BILL Ramsay’s letter of Wednesday (in reply to the headline “Hands Off Our Whisky!”) is worthy of further expansion. He rightly makes the point that the average export price of a bottle of Scotch is around £3.33. This price per bottle, when multiplied by the number of bottled exported annually, is the basis for the much vaunted claim by the Scotch Whisky Association that the industry contributes “£4.37 billion pounds to the UK/Scottish economy annually”.

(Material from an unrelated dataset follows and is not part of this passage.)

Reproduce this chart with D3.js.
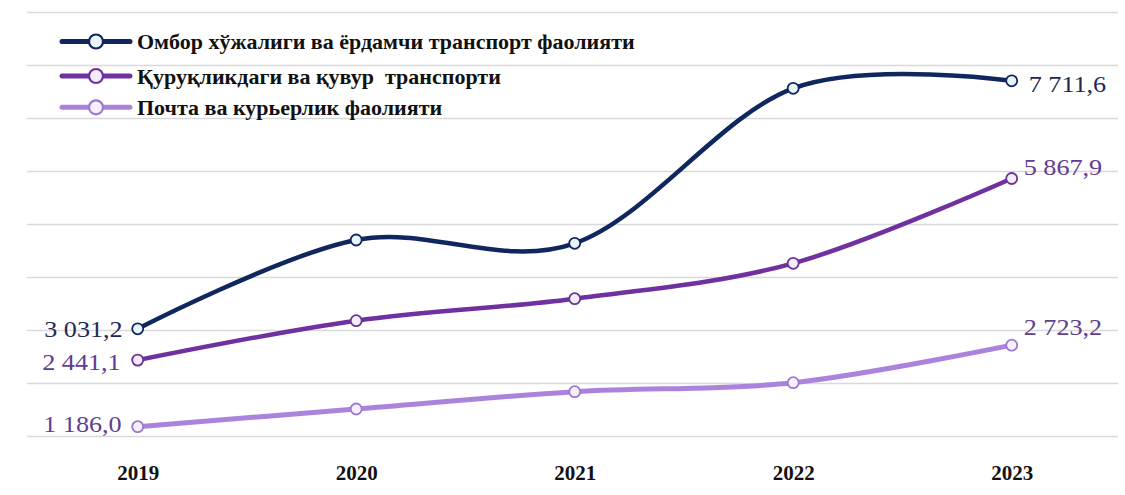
<!DOCTYPE html>
<html>
<head>
<meta charset="utf-8">
<script src="https://cdn.jsdelivr.net/npm/d3@7"></script>
<style>
  html, body { margin: 0; padding: 0; background: #ffffff; }
  svg { display: block; }
</style>
</head>
<body>
<svg id="chart" width="1125" height="495"></svg>
<script>
// Years on the horizontal axis
const years = ["2019", "2020", "2021", "2022", "2023"];

// Series values, one array per activity
const warehouseValues = [3031.2, 4708, 4645, 7570, 7711.6];
const landPipelineValues = [2441.1, 3185, 3600, 4268, 5867.9];
const postCourierValues = [1186.0, 1519, 1845, 2015, 2723.2];

// Series names shown in the legend
const seriesNames = [
  "Омбор хўжалиги ва ёрдамчи транспорт фаолияти",
  "Қуруқликдаги ва қувур  транспорти",
  "Почта ва курьерлик фаолияти"
];

// Value gridlines
const gridValues = [1000, 2000, 3000, 4000, 5000, 6000, 7000, 8000, 9000];

const SERIF = "'Liberation Serif', 'Times New Roman', serif";

const series = [
  { name: seriesNames[0], values: warehouseValues,
    color: "#0f265e", fill: "#e9f4f8", stroke: "#0f265e", label: "#1d2a58", width: 4.5 },
  { name: seriesNames[1], values: landPipelineValues,
    color: "#7031a0", fill: "#f4ecfb", stroke: "#6a3496", label: "#633b93", width: 4.5 },
  { name: seriesNames[2], values: postCourierValues,
    color: "#ab83dd", fill: "#f6f0fd", stroke: "#9d78cf", label: "#5f3f8e", width: 5 }
];

// Label placement next to the first and last points: [dx, dy, anchor]
const labelPlacement = [
  { first: [-15, 8, "end"],  last: [17, 11, "start"] },
  { first: [-17, 10, "end"], last: [12, -4, "start"] },
  { first: [-16, 5, "end"],  last: [12, -10, "start"] }
];

const fmt = v => {
  const parts = v.toFixed(1).split(".");
  const intPart = parts[0].replace(/\B(?=(\d{3})+(?!\d))/g, " ");
  return intPart + "," + parts[1];
};

const svg = d3.select("#chart");

const x = d3.scalePoint().domain(years).range([137.7, 1011.7]);
const y = d3.scaleLinear().domain([1000, 9000]).range([436.5, 12.5]);

// Horizontal gridlines
svg.append("g")
  .selectAll("line")
  .data(gridValues)
  .join("line")
  .attr("x1", 27)
  .attr("x2", 1118)
  .attr("y1", d => y(d))
  .attr("y2", d => y(d))
  .attr("stroke", "#d9d9d9")
  .attr("stroke-width", 1.6);

// Year labels
const xAxis = d3.axisBottom(x).tickSize(0).tickPadding(0);
const gx = svg.append("g").attr("transform", "translate(0,465)").call(xAxis);
gx.attr("font-family", null).attr("font-size", null);
gx.select(".domain").remove();
gx.selectAll("text")
  .attr("dy", 0)
  .attr("y", 15)
  .attr("font-family", SERIF)
  .attr("font-size", 21)
  .attr("font-weight", "bold")
  .attr("fill", "#111111");

const line = d3.line()
  .x((d, i) => x(years[i]))
  .y(d => y(d))
  .curve(d3.curveCardinal.tension(0));

// Lines, drawn lightest first so the dark series sits on top
series.slice().reverse().forEach(s => {
  svg.append("path")
    .datum(s.values)
    .attr("d", line)
    .attr("fill", "none")
    .attr("stroke", s.color)
    .attr("stroke-width", s.width)
    .attr("stroke-linecap", "round");
});

series.forEach(s => {
  svg.append("g")
    .selectAll("circle")
    .data(s.values)
    .join("circle")
    .attr("cx", (d, i) => x(years[i]))
    .attr("cy", d => y(d))
    .attr("r", 5.5)
    .attr("fill", s.fill)
    .attr("stroke", s.stroke)
    .attr("stroke-width", 1.8);
});

// Value labels at both ends of each series (slightly widened glyphs)
series.forEach((s, k) => {
  const p = labelPlacement[k];
  const ends = [
    { i: 0, cfg: p.first },
    { i: s.values.length - 1, cfg: p.last }
  ];
  ends.forEach(e => {
    const t = svg.append("text")
      .attr("x", x(years[e.i]) + e.cfg[0])
      .attr("y", y(s.values[e.i]) + e.cfg[1])
      .attr("text-anchor", e.cfg[2])
      .attr("fill", s.label)
      .attr("font-family", SERIF)
      .attr("font-size", 24)
      .text(fmt(s.values[e.i]));
    const w = t.node().getComputedTextLength();
    t.attr("textLength", w * 1.09).attr("lengthAdjust", "spacingAndGlyphs");
  });
});

// Legend
const legend = svg.append("g");
const legendRows = [41.5, 76, 107.3];
series.forEach((s, k) => {
  const g = legend.append("g").attr("transform", `translate(0,${legendRows[k]})`);
  g.append("line")
    .attr("x1", 62).attr("x2", 130)
    .attr("stroke", s.color)
    .attr("stroke-width", 5)
    .attr("stroke-linecap", "round");
  g.append("circle")
    .attr("cx", 96).attr("r", 7)
    .attr("fill", s.fill)
    .attr("stroke", s.stroke)
    .attr("stroke-width", 2.2);
  g.append("text")
    .attr("x", 137)
    .attr("y", 7.5)
    .attr("fill", "#111111")
    .attr("font-family", SERIF)
    .attr("font-size", 22)
    .attr("font-weight", "bold")
    .attr("xml:space", "preserve")
    .text(s.name);
});
</script>
</body>
</html>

This is, of course, only the first stage in the distribution chain. Before a bottle of Scotch arrives in an overseas retail shop (priced from £17 in the case of a common blend) to several hundred pounds per bottle (in the case of more exotic brands and single malts) it will likely have passed through several companies – many owned by the original multinational producers – who take a further cut of the revenue. The real global value of Scotch whisky exports is thus many times higher.

Professor John Kay is not just any old economist. He is a visiting Professor of Economics at the London School of Economics, a Fellow of St John’s College, Oxford, a Fellow of the British Academy and a Fellow of the Royal Society of Edinburgh – the city of his birth. He is a former member of the First Minister’s Council of Economic Advisers, was a weekly columnist in the Financial Times and led the Kay Review of equity markets for former UK Business Secretary Vince Cable. Not exactly the typical Trot! He estimates that the true global value of Scotch whisky exports is around £25bn. As someone who has spent 40 years working in the Scotch whisky industry, primarily in the US and Europe, I would concur with that estimate.

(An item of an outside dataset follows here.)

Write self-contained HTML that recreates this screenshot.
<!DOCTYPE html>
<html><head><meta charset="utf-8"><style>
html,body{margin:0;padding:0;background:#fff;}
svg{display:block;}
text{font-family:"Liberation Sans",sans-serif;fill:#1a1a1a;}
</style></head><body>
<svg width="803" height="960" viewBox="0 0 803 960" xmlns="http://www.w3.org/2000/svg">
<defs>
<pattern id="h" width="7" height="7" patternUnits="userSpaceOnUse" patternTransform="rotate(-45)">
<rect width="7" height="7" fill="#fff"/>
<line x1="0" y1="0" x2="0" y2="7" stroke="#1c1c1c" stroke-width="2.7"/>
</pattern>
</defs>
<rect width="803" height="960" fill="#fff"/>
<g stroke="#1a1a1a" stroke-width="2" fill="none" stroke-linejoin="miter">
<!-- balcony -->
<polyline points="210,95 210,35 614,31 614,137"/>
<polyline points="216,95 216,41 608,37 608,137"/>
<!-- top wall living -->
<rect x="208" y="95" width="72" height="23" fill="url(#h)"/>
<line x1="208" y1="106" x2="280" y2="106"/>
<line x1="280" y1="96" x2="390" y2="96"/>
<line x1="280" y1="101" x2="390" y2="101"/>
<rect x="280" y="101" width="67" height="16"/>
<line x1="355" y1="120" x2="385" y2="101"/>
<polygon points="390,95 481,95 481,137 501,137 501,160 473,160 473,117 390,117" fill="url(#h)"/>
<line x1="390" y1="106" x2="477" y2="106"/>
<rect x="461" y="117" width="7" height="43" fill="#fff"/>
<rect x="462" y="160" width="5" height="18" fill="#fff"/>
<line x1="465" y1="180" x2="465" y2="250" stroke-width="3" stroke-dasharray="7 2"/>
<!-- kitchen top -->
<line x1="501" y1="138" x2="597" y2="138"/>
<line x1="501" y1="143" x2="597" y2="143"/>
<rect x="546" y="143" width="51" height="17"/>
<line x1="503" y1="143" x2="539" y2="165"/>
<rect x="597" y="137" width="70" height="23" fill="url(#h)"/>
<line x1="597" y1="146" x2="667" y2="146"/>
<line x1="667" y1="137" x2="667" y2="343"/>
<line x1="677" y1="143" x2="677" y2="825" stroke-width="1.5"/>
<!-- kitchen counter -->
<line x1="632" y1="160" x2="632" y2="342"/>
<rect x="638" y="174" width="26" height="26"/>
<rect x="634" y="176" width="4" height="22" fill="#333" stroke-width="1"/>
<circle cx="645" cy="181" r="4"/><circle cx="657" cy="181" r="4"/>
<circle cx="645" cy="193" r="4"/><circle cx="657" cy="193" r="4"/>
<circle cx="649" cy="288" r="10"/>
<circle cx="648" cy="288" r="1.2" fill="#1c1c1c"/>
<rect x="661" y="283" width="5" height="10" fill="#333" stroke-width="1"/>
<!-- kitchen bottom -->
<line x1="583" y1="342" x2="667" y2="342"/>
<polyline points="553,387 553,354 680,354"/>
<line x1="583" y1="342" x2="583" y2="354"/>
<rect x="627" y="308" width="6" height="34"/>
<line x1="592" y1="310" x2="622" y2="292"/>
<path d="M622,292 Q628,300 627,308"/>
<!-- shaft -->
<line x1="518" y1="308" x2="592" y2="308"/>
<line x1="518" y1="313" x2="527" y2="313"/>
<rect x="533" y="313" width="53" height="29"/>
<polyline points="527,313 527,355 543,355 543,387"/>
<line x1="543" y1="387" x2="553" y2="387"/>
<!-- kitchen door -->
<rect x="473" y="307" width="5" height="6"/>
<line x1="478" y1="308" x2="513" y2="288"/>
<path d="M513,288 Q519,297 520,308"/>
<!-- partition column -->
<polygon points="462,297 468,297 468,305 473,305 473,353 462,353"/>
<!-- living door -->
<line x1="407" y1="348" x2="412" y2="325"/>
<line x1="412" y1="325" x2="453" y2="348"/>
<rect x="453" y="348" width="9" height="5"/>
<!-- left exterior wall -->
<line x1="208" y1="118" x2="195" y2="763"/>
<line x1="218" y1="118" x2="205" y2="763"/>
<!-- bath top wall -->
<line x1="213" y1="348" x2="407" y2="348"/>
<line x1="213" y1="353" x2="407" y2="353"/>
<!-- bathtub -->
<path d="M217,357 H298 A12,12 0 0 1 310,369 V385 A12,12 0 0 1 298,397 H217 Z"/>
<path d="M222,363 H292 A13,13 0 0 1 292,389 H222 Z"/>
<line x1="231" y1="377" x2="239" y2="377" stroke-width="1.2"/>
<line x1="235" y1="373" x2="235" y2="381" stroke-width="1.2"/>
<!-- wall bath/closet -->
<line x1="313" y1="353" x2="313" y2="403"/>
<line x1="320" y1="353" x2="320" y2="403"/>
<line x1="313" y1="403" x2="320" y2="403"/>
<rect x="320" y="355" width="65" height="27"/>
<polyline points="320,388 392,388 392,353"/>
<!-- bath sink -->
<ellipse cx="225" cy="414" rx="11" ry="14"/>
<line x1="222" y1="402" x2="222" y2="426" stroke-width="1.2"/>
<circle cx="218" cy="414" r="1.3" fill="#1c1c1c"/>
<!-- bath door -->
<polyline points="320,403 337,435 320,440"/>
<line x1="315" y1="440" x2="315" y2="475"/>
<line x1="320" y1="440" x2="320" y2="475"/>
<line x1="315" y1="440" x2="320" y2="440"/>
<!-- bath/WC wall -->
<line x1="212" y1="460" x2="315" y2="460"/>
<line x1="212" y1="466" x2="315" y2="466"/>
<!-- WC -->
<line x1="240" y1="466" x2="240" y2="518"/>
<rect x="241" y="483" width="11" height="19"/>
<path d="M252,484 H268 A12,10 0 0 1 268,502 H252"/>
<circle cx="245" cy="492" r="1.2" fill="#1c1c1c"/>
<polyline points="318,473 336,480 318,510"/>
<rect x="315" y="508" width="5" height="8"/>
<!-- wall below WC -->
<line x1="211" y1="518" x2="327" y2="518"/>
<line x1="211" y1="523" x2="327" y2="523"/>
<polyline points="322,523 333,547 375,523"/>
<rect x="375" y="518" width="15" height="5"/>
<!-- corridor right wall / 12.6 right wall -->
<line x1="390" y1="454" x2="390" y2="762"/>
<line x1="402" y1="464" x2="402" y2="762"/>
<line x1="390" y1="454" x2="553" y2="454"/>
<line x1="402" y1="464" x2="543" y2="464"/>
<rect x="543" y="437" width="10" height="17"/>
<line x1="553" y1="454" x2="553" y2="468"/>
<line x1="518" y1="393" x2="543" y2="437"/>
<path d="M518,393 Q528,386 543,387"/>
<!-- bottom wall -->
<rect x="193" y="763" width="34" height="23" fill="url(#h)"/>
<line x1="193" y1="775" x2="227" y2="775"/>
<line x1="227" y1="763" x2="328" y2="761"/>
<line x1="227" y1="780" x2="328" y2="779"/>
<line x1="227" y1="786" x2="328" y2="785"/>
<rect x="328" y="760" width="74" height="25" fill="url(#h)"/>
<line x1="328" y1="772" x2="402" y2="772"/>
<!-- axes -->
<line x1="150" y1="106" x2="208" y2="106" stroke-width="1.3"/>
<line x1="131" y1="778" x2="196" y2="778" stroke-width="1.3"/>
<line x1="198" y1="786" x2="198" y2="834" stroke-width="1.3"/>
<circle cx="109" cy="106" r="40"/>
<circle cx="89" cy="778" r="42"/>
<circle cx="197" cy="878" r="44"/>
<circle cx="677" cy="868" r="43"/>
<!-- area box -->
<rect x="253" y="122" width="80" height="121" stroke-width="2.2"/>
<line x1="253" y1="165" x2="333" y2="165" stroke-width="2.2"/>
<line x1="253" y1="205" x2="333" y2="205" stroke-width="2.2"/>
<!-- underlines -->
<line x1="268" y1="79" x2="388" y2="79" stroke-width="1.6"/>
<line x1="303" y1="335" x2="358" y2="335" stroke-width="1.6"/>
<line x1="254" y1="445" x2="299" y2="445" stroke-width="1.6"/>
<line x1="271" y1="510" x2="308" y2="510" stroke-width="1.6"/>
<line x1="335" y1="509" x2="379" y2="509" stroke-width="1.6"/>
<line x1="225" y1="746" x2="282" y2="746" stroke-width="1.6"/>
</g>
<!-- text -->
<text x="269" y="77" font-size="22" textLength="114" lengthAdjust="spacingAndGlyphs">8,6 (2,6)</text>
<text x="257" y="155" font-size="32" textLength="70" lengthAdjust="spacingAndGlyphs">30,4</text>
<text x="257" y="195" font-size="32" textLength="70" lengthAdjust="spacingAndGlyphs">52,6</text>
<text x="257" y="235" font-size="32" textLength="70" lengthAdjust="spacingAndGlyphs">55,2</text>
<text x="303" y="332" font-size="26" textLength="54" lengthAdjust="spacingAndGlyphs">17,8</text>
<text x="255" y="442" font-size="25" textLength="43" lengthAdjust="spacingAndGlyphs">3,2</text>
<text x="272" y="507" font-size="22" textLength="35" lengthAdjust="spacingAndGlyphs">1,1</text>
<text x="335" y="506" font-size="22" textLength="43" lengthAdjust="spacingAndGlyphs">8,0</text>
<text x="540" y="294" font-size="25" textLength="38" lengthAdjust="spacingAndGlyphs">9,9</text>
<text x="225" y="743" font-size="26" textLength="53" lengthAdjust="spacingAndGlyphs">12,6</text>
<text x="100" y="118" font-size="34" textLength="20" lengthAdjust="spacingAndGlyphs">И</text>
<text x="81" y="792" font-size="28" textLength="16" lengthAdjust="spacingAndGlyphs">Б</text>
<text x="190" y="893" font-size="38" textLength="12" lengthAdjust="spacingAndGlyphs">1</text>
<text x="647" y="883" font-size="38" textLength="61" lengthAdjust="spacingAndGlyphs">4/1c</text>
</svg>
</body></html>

Further, Professor Kay believes that only £400m of the £25bn global retail sales value of Scotch whisky (less than 2%) remains in Scotland – mainly as wages for relatively lowly-paid jobs in production facilities (adverts for production operators in 2017 quoted rates of £7.20 per hour) and local purchases of goods and services.

It is a matter of concern, therefore, that attempts to simply “review” the economics of the Scotch whisky industry by successive annual conferences of the SNP have been repeatedly stymied by the Agenda Committee since 2011.

Donald Blair
Edinburgh

THE UK voted, as a whole, by quite a slender margin to leave the EU, but this was on the back of preposterous “porkie pies”, propagated in a totally unscrupulous campaign, despite which Scotland voted overwhelmingly to remain.

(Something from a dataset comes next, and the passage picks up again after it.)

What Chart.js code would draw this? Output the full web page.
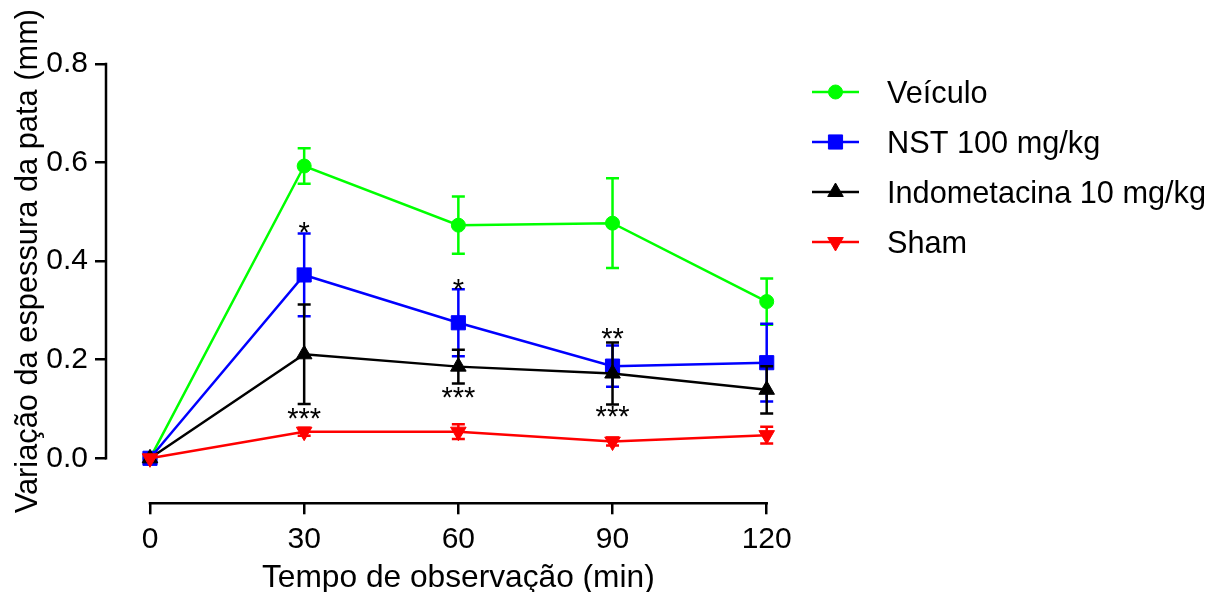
<!DOCTYPE html>
<html>
<head>
<meta charset="utf-8">
<script src="https://cdn.jsdelivr.net/npm/chart.js@4.4.1/dist/chart.umd.min.js"></script>
<style>
  html, body { margin: 0; padding: 0; background: #ffffff; }
  #wrap { width: 1219px; height: 592px; position: relative; }
</style>
</head>
<body>
<div id="wrap"><canvas id="c" width="1219" height="592"></canvas></div>
<script>
// ---- data ----
const times = [0, 30, 60, 90, 120];
const xTicks = [0, 30, 60, 90, 120];
const yTicks = [0, 0.2, 0.4, 0.6, 0.8];

const seriesNames = ['Veículo', 'NST 100 mg/kg', 'Indometacina 10 mg/kg', 'Sham'];
const veiculo    = [0, 0.593, 0.473, 0.477, 0.318];
const veiculoErr = [0, 0.036, 0.058, 0.091, 0.047];
const nst        = [0, 0.372, 0.275, 0.187, 0.194];
const nstErr     = [0, 0.084, 0.068, 0.042, 0.079];
const indo       = [0, 0.211, 0.186, 0.172, 0.139];
const indoErr    = [0, 0.101, 0.034, 0.063, 0.048];
const sham       = [0, 0.054, 0.054, 0.034, 0.047];
const shamErr    = [0, 0.008, 0.015, 0.008, 0.017];

// significance marks (x, visual centre y-value, text)
const sigX    = [30, 30, 60, 60, 90, 90];
const sigY    = [0.473, 0.0945, 0.356, 0.137, 0.258, 0.098];
const sigText = ['*', '***', '*', '***', '**', '***'];

const xTitle = 'Tempo de observação (min)';
const yTitle = 'Variação da espessura da pata (mm)';

// ---- styling ----
const FONT = "'Liberation Sans', Arial, sans-serif";
const colors = ['#00ff00', '#0000ff', '#000000', '#ff0000'];
const styles = [
  { pointStyle: 'circle',   radius: 7,  rotation: 0 },
  { pointStyle: 'rect',     radius: 10, rotation: 0 },
  { pointStyle: 'triangle', radius: 9,  rotation: 0 },
  { pointStyle: 'triangle', radius: 9,  rotation: 180 }
];
const values = [veiculo, nst, indo, sham];
const errors = [veiculoErr, nstErr, indoErr, shamErr];

const toPts = arr => times.map((t, i) => ({ x: t, y: arr[i] }));

const datasets = values.map((v, k) => ({
  label: seriesNames[k],
  data: toPts(v),
  errors: errors[k],
  borderColor: colors[k],
  backgroundColor: colors[k],
  borderWidth: 2.5,
  pointStyle: styles[k].pointStyle,
  pointRadius: styles[k].radius,
  pointRotation: styles[k].rotation,
  pointBackgroundColor: colors[k],
  pointBorderColor: colors[k],
  pointBorderWidth: 1,
  pointHoverRadius: styles[k].radius,
  tension: 0,
  clip: false,
  order: 4 - k
}));

function drawMarker(ctx, st, color, x, y) {
  ctx.save();
  ctx.fillStyle = color;
  ctx.strokeStyle = color;
  ctx.lineWidth = 1;
  if (Chart.helpers && Chart.helpers.drawPoint) {
    Chart.helpers.drawPoint(ctx, { pointStyle: st.pointStyle, radius: st.radius, rotation: st.rotation, borderWidth: 1 }, x, y);
  } else {
    ctx.beginPath();
    ctx.arc(x, y, st.radius, 0, Math.PI * 2);
    ctx.fill();
  }
  ctx.restore();
}

const errorBarPlugin = {
  id: 'errorBars',
  beforeDatasetDraw(chart, args) {
    const ds = chart.data.datasets[args.index];
    const xs = chart.scales.x, ys = chart.scales.y;
    const ctx = chart.ctx;
    ctx.save();
    ctx.strokeStyle = ds.borderColor;
    ctx.lineWidth = 2.5;
    const cap = 6.5;
    ds.data.forEach((p, i) => {
      const e = ds.errors[i];
      if (!e) return;
      const px = xs.getPixelForValue(p.x);
      const top = ys.getPixelForValue(p.y + e);
      const bot = ys.getPixelForValue(p.y - e);
      ctx.beginPath();
      ctx.moveTo(px, top); ctx.lineTo(px, bot);
      ctx.moveTo(px - cap, top); ctx.lineTo(px + cap, top);
      ctx.moveTo(px - cap, bot); ctx.lineTo(px + cap, bot);
      ctx.stroke();
    });
    ctx.restore();
  }
};

const prismPlugin = {
  id: 'prismAxes',
  afterDraw(chart) {
    const ctx = chart.ctx;
    const xs = chart.scales.x, ys = chart.scales.y;
    const x0 = xs.getPixelForValue(xTicks[0]);
    const x1 = xs.getPixelForValue(xTicks[xTicks.length - 1]);
    const y0 = ys.getPixelForValue(yTicks[0]);
    const y1 = ys.getPixelForValue(yTicks[yTicks.length - 1]);
    const axX = xs.getPixelForValue(xs.min);
    const axY = ys.getPixelForValue(ys.min);
    ctx.save();
    ctx.strokeStyle = '#000';
    ctx.lineWidth = 2.5;
    ctx.lineCap = 'square';
    ctx.beginPath();
    ctx.moveTo(axX, y0); ctx.lineTo(axX, y1);
    ctx.moveTo(x0, axY); ctx.lineTo(x1, axY);
    ctx.stroke();

    // axis titles
    ctx.fillStyle = '#000';
    ctx.textAlign = 'center';
    ctx.textBaseline = 'alphabetic';
    ctx.font = '31.7px ' + FONT;
    ctx.fillText(xTitle, (x0 + x1) / 2, 587);
    ctx.save();
    ctx.font = '30.8px ' + FONT;
    ctx.translate(37, (y0 + y1) / 2);
    ctx.rotate(-Math.PI / 2);
    ctx.fillText(yTitle, 0, 0);
    ctx.restore();

    // significance marks
    ctx.font = '29px ' + FONT;
    sigText.forEach((t, i) => {
      const px = xs.getPixelForValue(sigX[i]);
      const py = ys.getPixelForValue(sigY[i]);
      ctx.fillText(t, px, py + 16.5);
    });

    // legend
    ctx.font = '30.7px ' + FONT;
    ctx.textAlign = 'left';
    chart.data.datasets.forEach((ds, k) => {
      const ry = 92 + k * 50;
      ctx.strokeStyle = ds.borderColor;
      ctx.lineWidth = 2.5;
      ctx.lineCap = 'butt';
      ctx.beginPath();
      ctx.moveTo(812, ry); ctx.lineTo(859, ry);
      ctx.stroke();
      drawMarker(ctx, styles[k], ds.borderColor, 835.5, ry);
      ctx.fillStyle = '#000';
      ctx.fillText(ds.label, 887, ry + 11);
    });
    ctx.restore();
  }
};

new Chart(document.getElementById('c'), {
  type: 'line',
  data: { datasets },
  plugins: [errorBarPlugin, prismPlugin],
  options: {
    responsive: false,
    devicePixelRatio: 1,
    animation: false,
    events: [],
    layout: { padding: { top: 64, right: 452.3, bottom: 0, left: 0 } },
    plugins: { legend: { display: false }, tooltip: { enabled: false } },
    scales: {
      x: {
        type: 'linear',
        min: -8.56,
        max: 120,
        afterBuildTicks: s => { s.ticks = xTicks.map(v => ({ value: v })); },
        afterFit: s => { s.height = 88.7; },
        border: { display: false },
        grid: { drawOnChartArea: false, drawTicks: true, tickLength: 11, color: '#000', lineWidth: 2.5 },
        ticks: { color: '#000', font: { size: 30, family: FONT }, padding: 7, maxRotation: 0, autoSkip: false }
      },
      y: {
        type: 'linear',
        min: -0.0913,
        max: 0.8,
        afterBuildTicks: s => { s.ticks = yTicks.map(v => ({ value: v })); },
        afterFit: s => { s.width = 106; },
        border: { display: false },
        grid: { drawOnChartArea: false, drawTicks: true, tickLength: 11, color: '#000', lineWidth: 2.5 },
        ticks: { color: '#000', font: { size: 30, family: FONT }, padding: 7, callback: v => Number(v).toFixed(1) }
      }
    }
  }
});
</script>
</body>
</html>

Scotland is not a region of the UK. It is a separate country, united to England only by the sleazy Treaty of Union of 1707, whose bonds grow ever more tenuous.

27 countries (28, if you count Scotland), want to stay in. What makes the divided view of the country led (or should I say misled) by Westminster so extra special?

Joseph G Miller
Dunfermline

IN general I agree with Kevin McKenna’s mature standpoint (We shouldn’t bring politics into Davidson’s mental health, September 19).

There is, however, one aspect of this whole case where it’s fair to comment on the overlap of politics and the mental health of politicians.

The Tory line all along has been that “Ruth doesn’t want to be Prime Minister, her ambition is to be First Minister of Scotland”.

The implication now becomes clear: leadership of a big important country like England is too stressful, but a wee tinpot region like Scotland is a piece of cake.

Davidson’s past history of mental health problems certainly does not make her unsuitable to become FM; but such a disgraceful and insulting lack of ambition for Scotland most certainly does.

Derek Ball
Bearsden

I DON’T often watch the Scottish Parliament on TV, I find it too depressing and the SNP MSPs who have to regularly take part in this farce have my deepest sympathy. However I the caught the tail end of the “debate” on Primary 1 testing. A bunch of Tories aided by their Unionist friends in the Labour, FibDems and Green parties trying to kid on that they give a damn about primary children. As Maree Todd MSP said, these are the people whose policies send children to school hungry.

Brian Lawson
Paisley

STUART McHardy’s article on the mentality of the British establishment drew me back to historian AJP Taylor’s thoughts on the reason for the collapse of the Habsburg empire at the beginning of the 20th century (Anti-Scottish bigotry is rooted in the mentality of the British Establishment, September 18).

In his book Europe: Grandeur and Decline he says: “Nations can perhaps co-operate if they have a common loyalty to bind them together; they cannot co-operate, at any rate within a single state, merely for the sake of co-operating. The Habsburgs had once provided the common loyalty; in the 19th century they failed to do so any longer. And it was this Habsburg failure, not the rise of the nationalities, which doomed their Empire.”

Similarly, the British Empire has collapsed due to lack of common loyalty and the British establishment continues this with regard to Scotland where their ideology is all about power not shared interests.

The lessons of history show that Scotland will be an independent nation as the British establishment increasingly fails to provide the basis for a common loyalty. It is up to those of us who support an independent Scotland to make history happen, preferably sooner rather than later.